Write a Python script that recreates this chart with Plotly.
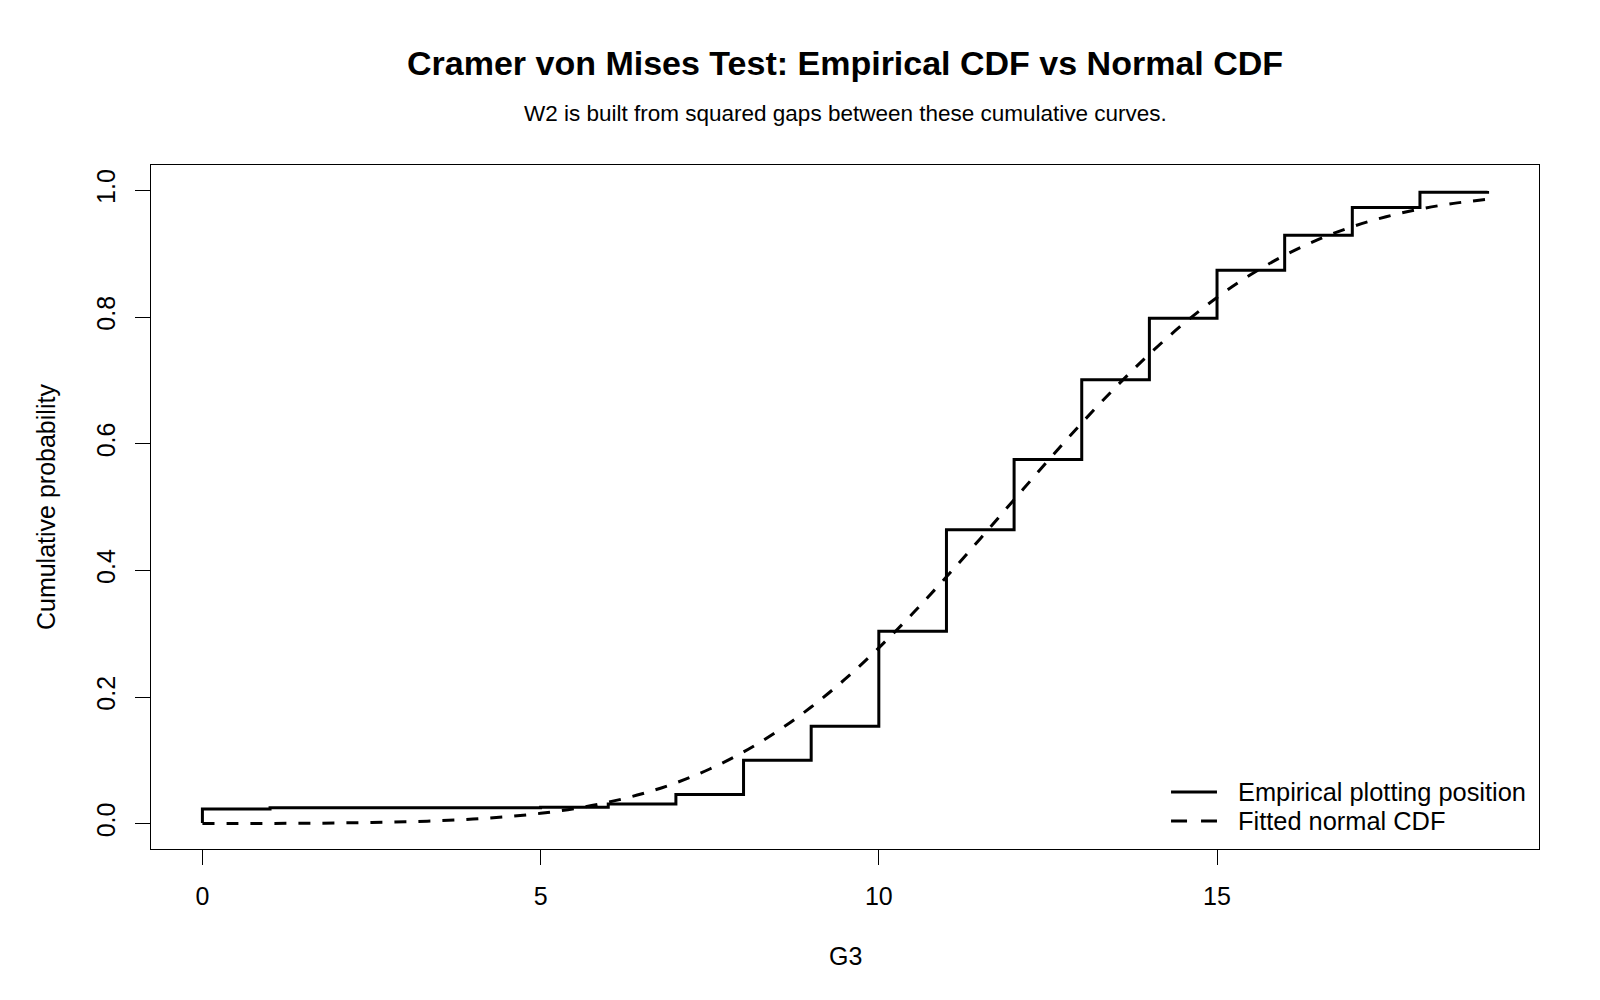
import plotly.graph_objects as go

# Empirical plotting positions (step function)
emp_x = [0, 0, 1, 5, 6, 7, 8, 9, 10, 11, 12, 13, 14, 15, 16, 17, 18, 19]
emp_y = [0.001, 0.023, 0.025, 0.026, 0.031, 0.046, 0.100, 0.154, 0.304,
         0.464, 0.575, 0.701, 0.798, 0.874, 0.929, 0.973, 0.997, 0.999]

# Fitted normal CDF (dashed curve)
norm_x = [0, 0.5, 1, 1.5, 2, 2.5, 3, 3.5, 4, 4.5, 5, 5.5, 6, 6.5, 7, 7.5, 8, 8.5,
          9, 9.5, 10, 10.5, 11, 11.5, 12, 12.5, 13, 13.5, 14, 14.5, 15, 15.5,
          16, 16.5, 17, 17.5, 18, 18.5, 19]
norm_y = [0.0001, 0.0002, 0.0004, 0.0006, 0.0011, 0.0018, 0.0029, 0.0046, 0.0072,
          0.0110, 0.0163, 0.0237, 0.0338, 0.0472, 0.0644, 0.0863, 0.1133, 0.1459,
          0.1841, 0.2281, 0.2776, 0.3318, 0.3897, 0.4500, 0.5116, 0.5730, 0.6326,
          0.6890, 0.7415, 0.7890, 0.8309, 0.8670, 0.8974, 0.9225, 0.9426, 0.9583,
          0.9704, 0.9794, 0.9859]

x_ticks = [0, 5, 10, 15]
y_ticks = [0.0, 0.2, 0.4, 0.6, 0.8, 1.0]
y_tick_text = ["0.0", "0.2", "0.4", "0.6", "0.8", "1.0"]

series_names = ["Empirical plotting position", "Fitted normal CDF"]
series_dash = ["solid", "16px,14px"]

title = "Cramer von Mises Test: Empirical CDF vs Normal CDF"
subtitle = "W2 is built from squared gaps between these cumulative curves."
xlabel = "G3"
ylabel = "Cumulative probability"

FONT = "Liberation Sans, Arial, sans-serif"

fig = go.Figure()
fig.add_trace(go.Scatter(x=emp_x, y=emp_y, mode="lines", line_shape="hv",
                         line=dict(color="black", width=3),
                         name=series_names[0]))
fig.add_trace(go.Scatter(x=norm_x, y=norm_y, mode="lines", line_shape="spline",
                         line=dict(color="black", width=3, dash="12px,12px"),
                         name=series_names[1]))

annotations = [
    dict(text="<b>" + title + "</b>", xref="paper", yref="paper",
         x=0.5, y=1.149, xanchor="center", yanchor="middle",
         showarrow=False, font=dict(size=34)),
    dict(text=subtitle, xref="paper", yref="paper",
         x=0.5, y=1.0746, xanchor="center", yanchor="middle",
         showarrow=False, font=dict(size=22.5)),
    dict(text=xlabel, xref="paper", yref="paper",
         x=0.5, y=-0.1564, xanchor="center", yanchor="middle",
         showarrow=False, font=dict(size=25)),
    dict(text=ylabel, xref="paper", yref="paper",
         x=-0.0756, y=0.5, xanchor="center", yanchor="middle",
         textangle=-90, showarrow=False, font=dict(size=25)),
]

# Manual legend (R style) in the bottom-right corner
shapes = []
legend_rows_y = [0.0833, 0.0409]
for name, dash, ly in zip(series_names, series_dash, legend_rows_y):
    shapes.append(dict(type="line", xref="paper", yref="paper",
                       x0=0.7349, x1=0.7680, y0=ly, y1=ly,
                       line=dict(color="black", width=3, dash=dash)))
    annotations.append(dict(text=name, xref="paper", yref="paper",
                            x=0.7816, y=ly, xanchor="left", yanchor="middle",
                            showarrow=False, font=dict(size=25.4)))

fig.update_layout(
    width=1600, height=1000,
    margin=dict(l=151, r=61, t=165, b=151),
    paper_bgcolor="white", plot_bgcolor="white",
    font=dict(family=FONT, size=25, color="black"),
    showlegend=False,
    annotations=annotations,
    shapes=shapes,
)
fig.update_xaxes(range=[-0.76, 19.76], tickvals=x_ticks, ticks="outside",
                 ticklen=15, tickwidth=1, tickcolor="black",
                 showline=True, linecolor="black", linewidth=1, mirror=True,
                 showgrid=False, zeroline=False, tickfont=dict(size=25),
                 ticklabelstandoff=10)
fig.update_yaxes(range=[-0.04, 1.04], tickvals=y_ticks, ticktext=y_tick_text,
                 ticks="outside", ticklen=15, tickwidth=1, tickcolor="black",
                 showline=True, linecolor="black", linewidth=1, mirror=True,
                 showgrid=False, zeroline=False, tickangle=-90,
                 tickfont=dict(size=25), ticklabelstandoff=10)

fig.write_html("out.html")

**Problem requirements**
Leave out the pictures and retype every line above exactly.

**The solution**
Write a Python script that recreates this chart with Plotly.
import plotly.graph_objects as go

# Empirical plotting positions (step function)
emp_x = [0, 0, 1, 5, 6, 7, 8, 9, 10, 11, 12, 13, 14, 15, 16, 17, 18, 19]
emp_y = [0.001, 0.023, 0.025, 0.026, 0.031, 0.046, 0.100, 0.154, 0.304,
         0.464, 0.575, 0.701, 0.798, 0.874, 0.929, 0.973, 0.997, 0.999]

# Fitted normal CDF (dashed curve)
norm_x = [0, 0.5, 1, 1.5, 2, 2.5, 3, 3.5, 4, 4.5, 5, 5.5, 6, 6.5, 7, 7.5, 8, 8.5,
          9, 9.5, 10, 10.5, 11, 11.5, 12, 12.5, 13, 13.5, 14, 14.5, 15, 15.5,
          16, 16.5, 17, 17.5, 18, 18.5, 19]
norm_y = [0.0001, 0.0002, 0.0004, 0.0006, 0.0011, 0.0018, 0.0029, 0.0046, 0.0072,
          0.0110, 0.0163, 0.0237, 0.0338, 0.0472, 0.0644, 0.0863, 0.1133, 0.1459,
          0.1841, 0.2281, 0.2776, 0.3318, 0.3897, 0.4500, 0.5116, 0.5730, 0.6326,
          0.6890, 0.7415, 0.7890, 0.8309, 0.8670, 0.8974, 0.9225, 0.9426, 0.9583,
          0.9704, 0.9794, 0.9859]

x_ticks = [0, 5, 10, 15]
y_ticks = [0.0, 0.2, 0.4, 0.6, 0.8, 1.0]
y_tick_text = ["0.0", "0.2", "0.4", "0.6", "0.8", "1.0"]

series_names = ["Empirical plotting position", "Fitted normal CDF"]
series_dash = ["solid", "16px,14px"]

title = "Cramer von Mises Test: Empirical CDF vs Normal CDF"
subtitle = "W2 is built from squared gaps between these cumulative curves."
xlabel = "G3"
ylabel = "Cumulative probability"

FONT = "Liberation Sans, Arial, sans-serif"

fig = go.Figure()
fig.add_trace(go.Scatter(x=emp_x, y=emp_y, mode="lines", line_shape="hv",
                         line=dict(color="black", width=3),
                         name=series_names[0]))
fig.add_trace(go.Scatter(x=norm_x, y=norm_y, mode="lines", line_shape="spline",
                         line=dict(color="black", width=3, dash="12px,12px"),
                         name=series_names[1]))

annotations = [
    dict(text="<b>" + title + "</b>", xref="paper", yref="paper",
         x=0.5, y=1.149, xanchor="center", yanchor="middle",
         showarrow=False, font=dict(size=34)),
    dict(text=subtitle, xref="paper", yref="paper",
         x=0.5, y=1.0746, xanchor="center", yanchor="middle",
         showarrow=False, font=dict(size=22.5)),
    dict(text=xlabel, xref="paper", yref="paper",
         x=0.5, y=-0.1564, xanchor="center", yanchor="middle",
         showarrow=False, font=dict(size=25)),
    dict(text=ylabel, xref="paper", yref="paper",
         x=-0.0756, y=0.5, xanchor="center", yanchor="middle",
         textangle=-90, showarrow=False, font=dict(size=25)),
]

# Manual legend (R style) in the bottom-right corner
shapes = []
legend_rows_y = [0.0833, 0.0409]
for name, dash, ly in zip(series_names, series_dash, legend_rows_y):
    shapes.append(dict(type="line", xref="paper", yref="paper",
                       x0=0.7349, x1=0.7680, y0=ly, y1=ly,
                       line=dict(color="black", width=3, dash=dash)))
    annotations.append(dict(text=name, xref="paper", yref="paper",
                            x=0.7816, y=ly, xanchor="left", yanchor="middle",
                            showarrow=False, font=dict(size=25.4)))

fig.update_layout(
    width=1600, height=1000,
    margin=dict(l=151, r=61, t=165, b=151),
    paper_bgcolor="white", plot_bgcolor="white",
    font=dict(family=FONT, size=25, color="black"),
    showlegend=False,
    annotations=annotations,
    shapes=shapes,
)
fig.update_xaxes(range=[-0.76, 19.76], tickvals=x_ticks, ticks="outside",
                 ticklen=15, tickwidth=1, tickcolor="black",
                 showline=True, linecolor="black", linewidth=1, mirror=True,
                 showgrid=False, zeroline=False, tickfont=dict(size=25),
                 ticklabelstandoff=10)
fig.update_yaxes(range=[-0.04, 1.04], tickvals=y_ticks, ticktext=y_tick_text,
                 ticks="outside", ticklen=15, tickwidth=1, tickcolor="black",
                 showline=True, linecolor="black", linewidth=1, mirror=True,
                 showgrid=False, zeroline=False, tickangle=-90,
                 tickfont=dict(size=25), ticklabelstandoff=10)

fig.write_html("out.html")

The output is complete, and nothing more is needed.